The modern name and town Chortiatis can be traced back to the 12th century, when a Byzantine monastery under the name Chortaites, on the northern slopes of the mountain, provided Thessaloniki with fresh water by an aqueduct whose remains have been partly preserved. By the 15th century the settlement with the monastery was called Kastron Chortiatis (Castle Chortiatis) and it fell in 1423 under Ottoman rule. In 1912 the Greek town was liberated.

The Massacre of Chortiatis

The Chortiatis massacre was a World War II mass murder of 146 civilians by the Wehrmacht, at the end of the occupation of Greece by the Axis powers on 2 September 1944.
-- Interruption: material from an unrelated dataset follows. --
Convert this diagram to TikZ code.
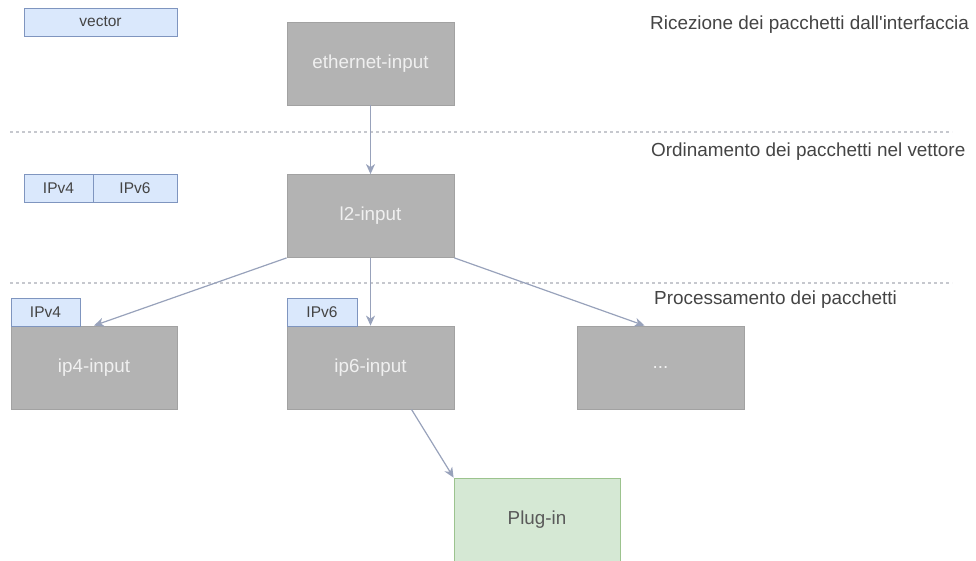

After an attack on two German soldiers, one German chemist and two Greek collaborators by the Greek People's Liberation Army (ELAS) on mount Chortiatis, where the two Collaborators and the Chemist were killed, the German occupation authorities decided to react immediately with a reprisal operation against the civilian population of the village Chortiatis. About twenty trucks with German soldiers and the paramilitary force Jagdkommando Schubert, named after the Wehrmacht sergeant Friedrich Schubert who was in command, surrounded the village. They gathered all the people they found in the town square. One group of the civilians was led into the house of villager Evangelos Ntinoudis. They were locked inside and burnt alive. The other group was locked in the bakery. Schubert's men set up machine guns to make sure that no one can flee out of the bakery. But one 6-year-old girl managed to flee with help of the others outside a window which was unprotected. They others were burnt alive. Apart from the people who were killed in the two groups, others were raped and  killed outside their homes or even in the village, while trying to escape. A total of 146 civilians residents of Chortiatis were killed that day. 109 of them were women and girls. One week later the Germans came back and set the whole village on fire. 300 homes were burned down.